‘Okay, fire her up.’ Emerson stood, hands on hips, looking up at a fan with blades the size of trees. It’s casing hummed as the bearings began to rotate and the air around her cracked and hissed it was pulled from the cavernous space and into the giant mechanism.
Looking over at the console, she watched the speed tick up past 200 RPM, and sighed. Well, at least we’ve reached that bar, however low it may be. They needed a constant 1,200 RPM to achieve a workable equilibrium but this was progress. The old fan had capped out at 1,000 which, these days, wasn’t enough.
There was a monumental groan. Emerson felt the solid bedrock beneath her shudder, which is disconcerting to say the least. The blades of the fan began to stall, falling out of their regular rotations and the console readings jumped erratically.
‘Alright, alright,’ said Emerson, ‘Power down again. Jacob, get me the diagnostics, will you? I really think this is a software thing and not a power thing.’
Software things she could probably fix pretty quickly. Power was less forthcoming.
‘Boss?’
Emerson turned. It was Hendricks, looking nervously down the great hall of the carved temple.

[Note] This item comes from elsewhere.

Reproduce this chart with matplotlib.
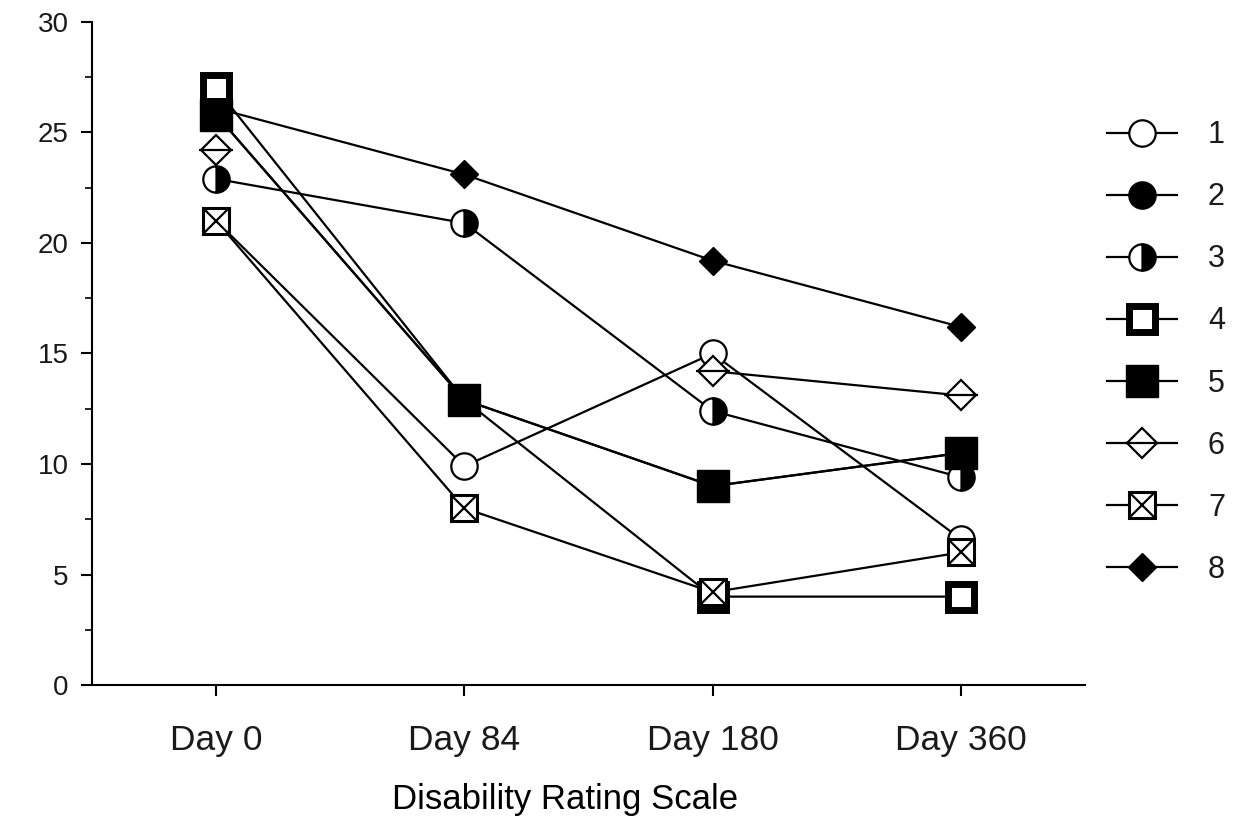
import matplotlib.pyplot as plt
import numpy as np
from matplotlib.legend_handler import HandlerTuple

# Disability Rating Scale per subject at each visit
days = ['Day 0', 'Day 84', 'Day 180', 'Day 360']
subject_1 = [21.0, 9.9, 15.0, 6.6]
subject_2 = [25.8, 12.9, 9.0, 10.5]
subject_3 = [22.9, 20.9, 12.4, 9.4]
subject_4 = [27.0, 12.9, 4.0, 4.0]
subject_5 = [25.8, 12.9, 9.0, 10.5]
subject_6 = [24.2, np.nan, 14.2, 13.1]
subject_7 = [21.0, 8.0, 4.2, 6.0]
subject_8 = [26.1, 23.1, 19.2, 16.2]
labels = ['1', '2', '3', '4', '5', '6', '7', '8']

plt.rcParams['font.family'] = ['Liberation Sans', 'DejaVu Sans']
text_color = '#1a1a1a'

fig = plt.figure(figsize=(12.39, 8.35), dpi=100)
ax = fig.add_axes([0.0743, 0.1796, 0.8014, 0.7941])
x = np.arange(len(days))

base = dict(color='black', linewidth=1.6, markeredgecolor='black')

h1, = ax.plot(x, subject_1, marker='o', ms=19, mfc='white', mew=1.6, zorder=3, **base)
h2, = ax.plot(x, subject_2, marker='o', ms=19, mfc='black', mew=1.6, zorder=3, **base)
h3, = ax.plot(x, subject_3, marker='o', ms=19, fillstyle='right', mfc='black',
              markerfacecoloralt='white', mew=1.6, zorder=3, **base)
h4, = ax.plot(x, subject_4, marker='s', ms=19, mfc='white', mew=5, zorder=3, **base)
h5, = ax.plot(x, subject_5, marker='s', ms=23, mfc='black', mew=1, zorder=3.1, **base)
h6, = ax.plot(x, subject_6, marker='D', ms=15, mfc='white', mew=1.6, zorder=3.2, **base)
h6b, = ax.plot(x, subject_6, ls='none', marker='_', ms=24, mew=1.6, zorder=3.3, **base)
h7, = ax.plot(x, subject_7, marker='s', ms=19, mfc='white', mew=2.2, zorder=3.4, **base)
h7b, = ax.plot(x, subject_7, ls='none', marker='x', ms=19, mew=1.6, zorder=3.5, **base)
h8, = ax.plot(x, subject_8, marker='D', ms=14, mfc='black', mew=1, zorder=2.9, **base)

ax.set_xlim(-0.5, 3.5)
ax.set_ylim(0, 30)
ax.set_xticks(x)
ax.set_xticklabels(days)
ax.set_yticks(range(0, 31, 5))
ax.set_yticks(np.arange(2.5, 30, 5), minor=True)

for side in ['top', 'right']:
    ax.spines[side].set_visible(False)
for side in ['left', 'bottom']:
    ax.spines[side].set_linewidth(1.5)

ax.tick_params(axis='both', which='major', direction='out', length=8, width=1.5,
               labelcolor=text_color)
ax.tick_params(axis='y', which='major', pad=9, labelsize=20)
ax.tick_params(axis='x', which='major', pad=20, labelsize=25.5)
ax.tick_params(axis='y', which='minor', direction='out', length=5, width=1.2)

handles = [h1, h2, h3, h4, h5, (h6, h6b), (h7, h7b), h8]
fig.legend(handles, labels, handler_map={tuple: HandlerTuple(ndivide=1)},
           loc='upper left', bbox_to_anchor=(0.8935, 0.856), bbox_transform=fig.transFigure,
           frameon=False, borderpad=0, borderaxespad=0, fontsize=22,
           handlelength=2.3, handletextpad=1.0, labelspacing=1.05, labelcolor=text_color)

fig.text(0.456, 0.042, 'Disability Rating Scale', ha='center', va='center',
         fontsize=25, color='black')

fig.savefig('out.png', dpi=100)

‘It’s been seventy-two hours now,’ said Hendricks, checking his watch, ‘do you think we have much time left to get this fixed?’
Emerson followed his gaze down the vast hall that their fan faced. In that colossal space, their great machine appeared diminutive. ‘Truth be told, Hendricks, I don’t know. He’s not awake yet, is he?’
The titan lay on its back, where cooling waves of air should be passing over it. Instead, motes of thick dust hung limply above its motionless body. Already there were cracks in its stone muscles. A dull orange glowed from its veins. If you approached anywhere near the great hall, you could feel the heat pulsating from it in waves that matched the beating of a titanic heart.
‘Maybe we should consider flooding the hall,’ said Emerson, only half-joking.